Eating 'Tillie': Book Offers Tips on Raising Chickens for City Folk
As she cheerfully reports, Tablehopper is in Jerez this week -- swilling sherry, noshing on jamon, perhaps celebrating the completion of the manuscript for her upcoming book. While Tuesday's bulletin was understandably dosa-thin, she did not fail to ferry along something worth reading: a book recommendation, more specifically, a first-person testimonial from Peter Mulvihill of Green Apple Books. The text in question -- Jennifer Megyesi's The Joy of Keeping Chickens: The Ultimate Guide to Raising Poultry for Fun or Profit -- might prove useful to readers enamored enough with urban homesteading to start their own little house on the Haight.

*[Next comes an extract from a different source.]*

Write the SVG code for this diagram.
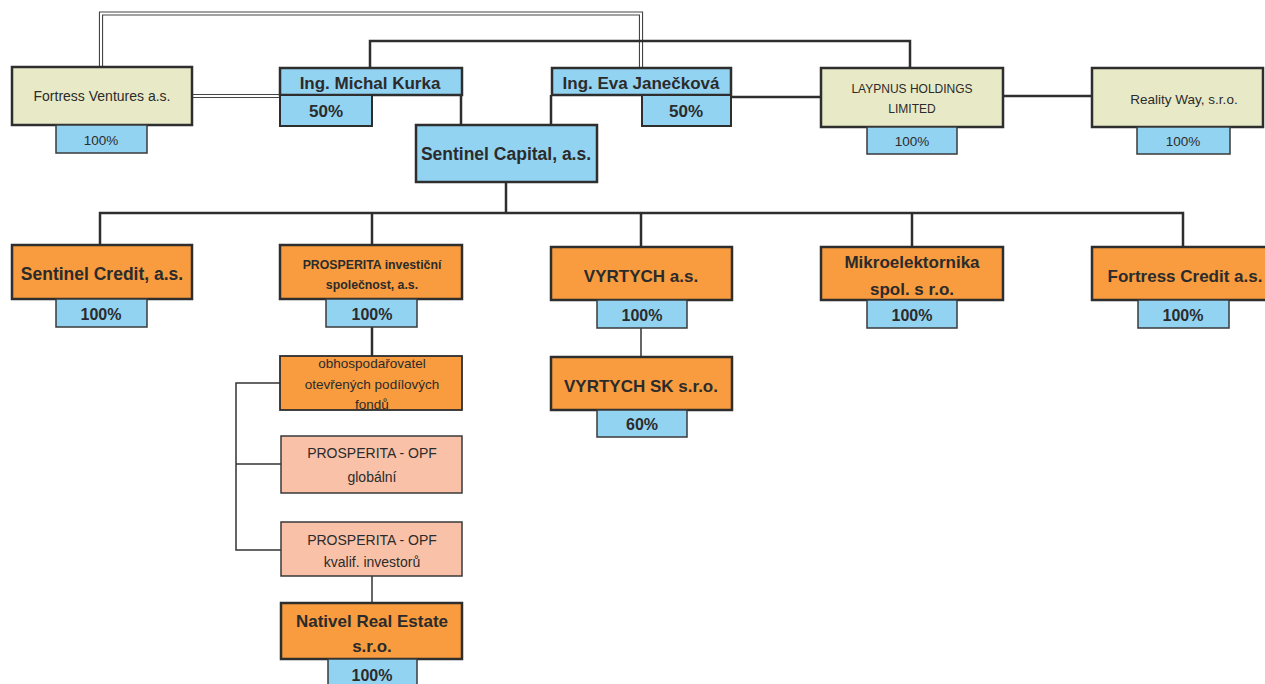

joyofkeepingchickens.com Backyard fowl is a modern essential.
Amazon calls this book "the most comprehensive full-color chicken book ever," which is about as good a blurb as a book about anything at all could ask for. Buoyed by Megyesi's advice, Mulvihill recounts his foray into fowl-rearing with delight, describing how his family's "picky-eater preschoolers" provided plenty of scraps for the growing flock, how he had to slaughter, pluck, cook, and eat "Tillie" when she turned out to be, not an egg-layer, but a small, strutting rooster with an ever-growing comb and an ear-splitting cockle-doodle-doo. He shares some good information as well. In San Francisco, you can keep up to four chickens -- or any legal animal for that matter. Hens are hardy; you can leave them unattended for days on end, providing someone -- a neighbor, a friend -- regularly harvests the eggs. It might be easier than you think. If you're curious, read the bulletin, buy the book, and keep checking Craigslist for coops.